Again, make sure the replacement parts are exactly the same as the broken parts. If the “gears” do not align, they will not work.
Another problem beginning to show up is people taking H & R and New England barrels and actions from different models and swapping the barrels back and forth. Interchangeable barrels does not mean all barrels are interchangeable with all guns. Anytime a barrel is changed it should be carefully fitted. Trying to put a new rifle barrel on a cheap shotgun breech is a big no-no. A properly fitted barrel is just as necessary on a single barrel shotgun as it is on a high-power rifle. Before everyone says I’m crazy, all I am saying is that there is never a place for a poorly fitted barrel.
A few simple tests can make a big difference on the single shot firearms.

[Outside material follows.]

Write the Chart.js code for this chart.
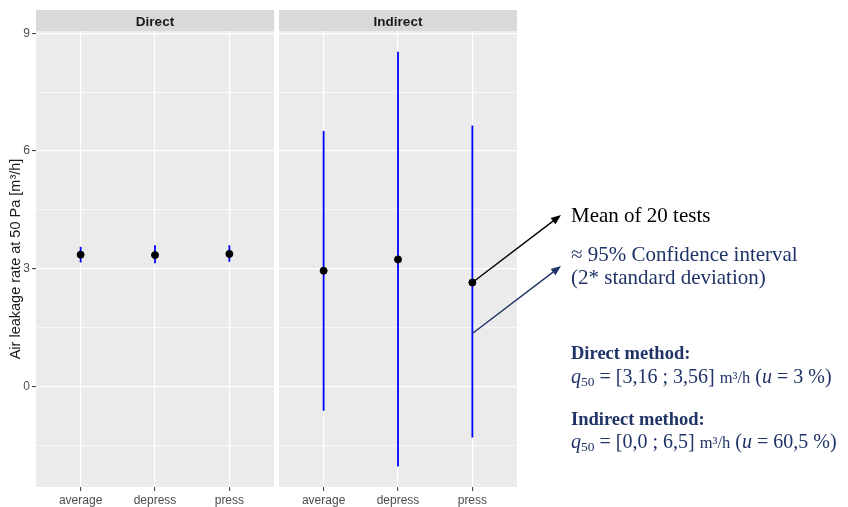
<!DOCTYPE html>
<html>
<head>
<meta charset="utf-8">
<script src="https://cdn.jsdelivr.net/npm/chart.js@4.4.0/dist/chart.umd.min.js"></script>
<style>
  body { margin: 0; background: #fff; }
  #wrap { position: relative; width: 848px; height: 507px; overflow: hidden; }
  #leftChart { position: absolute; left: 0; top: 0; }
  #rightChart { position: absolute; left: 277px; top: 0; }
  .note { position: absolute; left: 571px; font-family: "Liberation Serif", serif; white-space: nowrap; color: #1f3366; }
  .big { font-size: 21px; line-height: 23px; }
  .bold { font-size: 18.5px; font-weight: bold; line-height: 22px; }
  .math { font-size: 20px; line-height: 22px; }
  .math sub { font-size: 13.5px; vertical-align: -3px; }
  .unit { font-size: 16.5px; }
</style>
</head>
<body>
<div id="wrap">
  <canvas id="leftChart" width="276" height="507"></canvas>
  <canvas id="rightChart" width="571" height="507"></canvas>
  <div class="note big" id="noteMean" style="top:204px; color:#000;">Mean of 20 tests</div>
  <div class="note big" id="noteCI" style="top:243px;">≈ 95% Confidence interval<br>(2* standard deviation)</div>
  <div class="note bold" style="top:342px;">Direct method:</div>
  <div class="note math" style="top:365px;"><i>q</i><sub>50</sub> = [3,16 ; 3,56] <span class="unit">m³/h</span> (<i>u</i> = 3 %)</div>
  <div class="note bold" style="top:408px;">Indirect method:</div>
  <div class="note math" style="top:430px;"><i>q</i><sub>50</sub> = [0,0 ; 6,5] <span class="unit">m³/h</span> (<i>u</i> = 60,5 %)</div>
</div>
<script>
// categories and facet panels
const categories = ["average", "depress", "press"];
const panels = ["Direct", "Indirect"];

// mean of 20 tests and the +/- 2 sd interval
const directMean = [3.36, 3.35, 3.38];
const directLow = [3.16, 3.14, 3.18];
const directHigh = [3.56, 3.60, 3.60];
const indirectMean = [2.95, 3.24, 2.65];
const indirectLow = [-0.62, -2.04, -1.30];
const indirectHigh = [6.51, 8.53, 6.65];

// y axis
const yMajor = [0, 3, 6, 9];
const yMinor = [-1.5, 1.5, 4.5, 7.5];
const yRange = [-2.56, 9.06];
const ciAnchor = 1.35; // where the CI arrow leaves the press bar

const axisFont = { family: "Liberation Sans", size: 12 };
const isMajor = (v) => yMajor.includes(v);

const panelBg = {
  id: "panelBg",
  beforeDraw(chart) {
    const { ctx, chartArea: a } = chart;
    ctx.save();
    ctx.fillStyle = "#ebebeb";
    ctx.fillRect(a.left, a.top, a.right - a.left, a.bottom - a.top);
    ctx.fillStyle = "#d9d9d9";
    ctx.fillRect(a.left, a.top - 21, a.right - a.left, 21);
    ctx.restore();
  },
};

function drawArrow(ctx, x1, y1, x2, y2, color) {
  const ang = Math.atan2(y2 - y1, x2 - x1);
  const len = 10, half = 4;
  ctx.save();
  ctx.strokeStyle = color;
  ctx.fillStyle = color;
  ctx.lineWidth = 1.4;
  ctx.beginPath();
  ctx.moveTo(x1, y1);
  ctx.lineTo(x2 - Math.cos(ang) * len * 0.8, y2 - Math.sin(ang) * len * 0.8);
  ctx.stroke();
  ctx.beginPath();
  ctx.moveTo(x2, y2);
  ctx.lineTo(x2 - len * Math.cos(ang) + half * Math.sin(ang), y2 - len * Math.sin(ang) - half * Math.cos(ang));
  ctx.lineTo(x2 - len * Math.cos(ang) - half * Math.sin(ang), y2 - len * Math.sin(ang) + half * Math.cos(ang));
  ctx.closePath();
  ctx.fill();
  ctx.restore();
}

const arrows = {
  id: "arrows",
  afterDraw(chart) {
    const { ctx, scales } = chart;
    const canvasLeft = chart.canvas.offsetLeft;
    const px = scales.x.getPixelForValue(3);
    const mean = document.getElementById("noteMean");
    const ci = document.getElementById("noteCI");
    const endX = mean.offsetLeft - canvasLeft - 10;
    drawArrow(ctx, px, scales.y.getPixelForValue(indirectMean[2]), endX, mean.offsetTop + 11, "#000");
    drawArrow(ctx, px, scales.y.getPixelForValue(ciAnchor), endX, ci.offsetTop + ci.offsetHeight / 2, "#1f3366");
  },
};

function makeChart(id, title, mean, low, high, isLeft) {
  const bars = categories.map((c, i) => ({
    data: [{ x: i + 1, y: low[i] }, { x: i + 1, y: high[i] }],
    showLine: true,
    borderColor: "#0000ff",
    borderWidth: 1.8,
    pointRadius: 0,
    order: 1,
  }));
  const points = {
    data: mean.map((v, i) => ({ x: i + 1, y: v })),
    backgroundColor: "#000",
    borderColor: "#000",
    pointRadius: 3.5,
    order: 0,
  };

  return new Chart(document.getElementById(id), {
    type: "scatter",
    data: { datasets: [points, ...bars] },
    plugins: isLeft ? [panelBg] : [panelBg, arrows],
    options: {
      responsive: false,
      animation: false,
      layout: {
        autoPadding: false,
        padding: isLeft ? { top: 10, right: 2, left: 0, bottom: 0 } : { top: 10, left: 2, right: 331, bottom: 0 },
      },
      plugins: {
        legend: { display: false },
        tooltip: { enabled: false },
        title: {
          display: true,
          text: title,
          fullSize: false,
          color: "#1a1a1a",
          font: { family: "Liberation Sans", size: 13.5, weight: "bold" },
          padding: { top: 4, bottom: 0.8 },
        },
      },
      scales: {
        x: {
          type: "linear",
          min: 0.4,
          max: 3.6,
          afterBuildTicks: (s) => { s.ticks = categories.map((c, i) => ({ value: i + 1 })); },
          afterFit: (s) => { s.height = 20; },
          ticks: {
            callback: (v) => categories[Math.round(v) - 1],
            autoSkip: false,
            maxRotation: 0,
            color: "#4d4d4d",
            font: axisFont,
            padding: 2,
          },
          grid: { color: "#fff", lineWidth: 1.2, tickLength: 4, tickColor: "#333", tickWidth: 1 },
          border: { display: false },
        },
        y: {
          min: yRange[0],
          max: yRange[1],
          afterBuildTicks: (s) => { s.ticks = [...yMinor, ...yMajor].sort((a, b) => a - b).map((v) => ({ value: v })); },
          afterFit: (s) => { s.width = isLeft ? 36 : 0; },
          ticks: {
            display: isLeft,
            callback: (v) => (isMajor(v) ? String(v) : ""),
            color: "#4d4d4d",
            font: axisFont,
            padding: 2,
          },
          grid: {
            color: "#fff",
            lineWidth: (c) => (isMajor(c.tick.value) ? 1.2 : 0.6),
            drawTicks: isLeft,
            tickLength: 4,
            tickWidth: 1,
            tickColor: (c) => (isMajor(c.tick.value) ? "#333" : "rgba(0,0,0,0)"),
          },
          border: { display: false },
          title: {
            display: isLeft,
            text: "Air leakage rate at 50 Pa [m³/h]",
            color: "#1a1a1a",
            font: { family: "Liberation Sans", size: 14.5 },
            padding: { top: 7 },
          },
        },
      },
    },
  });
}

makeChart("leftChart", panels[0], directMean, directLow, directHigh, true);
makeChart("rightChart", panels[1], indirectMean, indirectLow, indirectHigh, false);
</script>
</body>
</html>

As crude as it sounds, try wiggling the barrel on the frame of the firearm. Next, see if the barrel still closes with two or three sheets of paper between the breech face and the barrel. Examine your fired hulls or cases for signs of swelling, etc.
On some of the older shotguns that have just worn so badly that they no longer fit tightly, you can take a punch and make a ring of dimples around the side of the surface area where the barrel lug fits onto the hinge pin of the frame. This serves to spread the metal out a little and makes the action tighter and safer. Although this is not the best way, it can give the old shotgun a few more years of use and is certainly much better than someone continuing to shoot it with a loose breech.
A common complaint about these firearms is the terrible trigger pull they all seem to have. Remembering the liability situation that exists in modifying these guns, it is easy to polish both sear points on the hammer and trigger. This alone will make a world of difference in how the firearms function.Changing the sear angles creates a softer trigger, but this change will cause the sear to wear faster and could lead to accidental discharge.